The particular group of researchers that I worked with was headed by Professors Bennett Goldberg and Mark McComb. The main goal of their research is to develop a technology that can quickly and efficiently analyze a biological sample to detect the presence of a biomarker of a particular disease so that doctors can immediately begin treatment of the patient, potentially increasing their chances of recovery. Now I bet you're wondering what a biomarker is. The term biomarker encompasses a broad range of substances but the basic concept is that a biomarker is an indicator of a particular biological state. For example, a recent study showed that children infected with HIV had much higher levels of a protein called Interleukin-6 (IL-6) than non-infected children. We can then say that very high levels of IL-6 would be a biomarker of HIV infection. Now, if we use the technology that Professors Goldberg and McComb are developing, we would be able to quickly identify the amount of IL-6 in the blood sample from a child. If the level of IL-6 is very high, we can assume that the child is infected wit HIV and begin immediate treatment.

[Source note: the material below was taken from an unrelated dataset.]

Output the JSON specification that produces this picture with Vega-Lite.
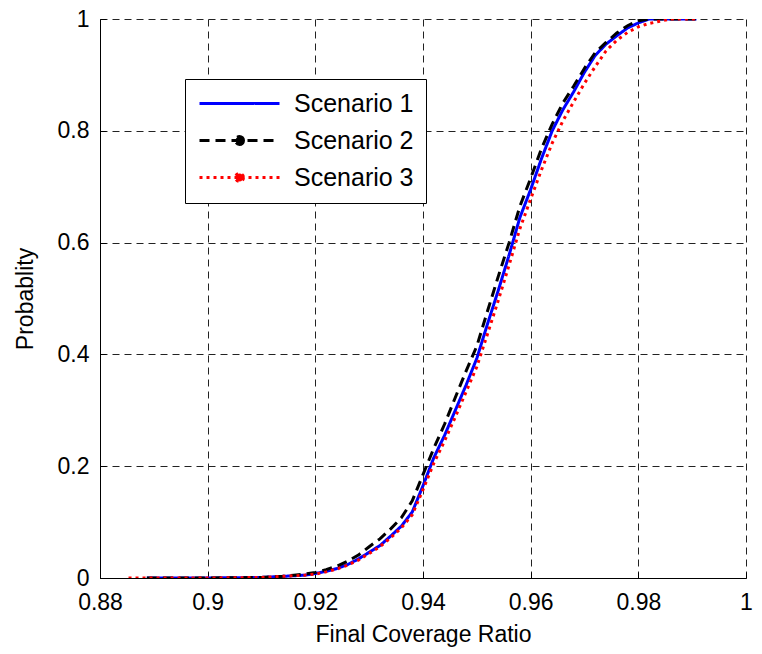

While I just gave you  general overview of what we are diving into, I spent the week learning and understanding the physics, photonics, and biology behind this research. This includes the type of equipment that we will be using. One of them is IRIS, or the Interferometric Reflectance Imaging Sensor. This machine uses different wavelengths of light to detect differences of height as small as nanometers!! In case you don't know, a nanometer is extremely small; it is only one-billionth of a meter! Think of it this way, a strand of hair is about 100,000 nanometers wide so it's pretty difficult to imagine 1 nanometer. What's amazing is that this piece of equipment can distinguish the difference from one nanometer to the next. When you use IRIS to analyze a sample, that machine produces a set of data that will indicate the differences in height throughout the sample. These height differences indicate whether or not a specific target substance is present or not in the sample. We can then use a formula to get the amount of target substance is present. Once we know this amount, we take the sample to another machine called MALDI-TOF, a type of mass spectrometer. This particular spectrometer is a Matrix Assisted Laser Desorption/Ionization - Time Of Flight spectrometer. The general concept of this piece of equipment is that we can place the sample in the machine and blast the sample with high energy in the form of a laser to produce even smaller pieces of our target substance. As these pieces are produced from the blast, they fly into contact with a detector that can determine the mass and charge of the pieces. Based on this value, we can identify what the target substance actually is. Identifying target substances like this used to require  process that took several months. With MALDI however, it only takes a few minutes!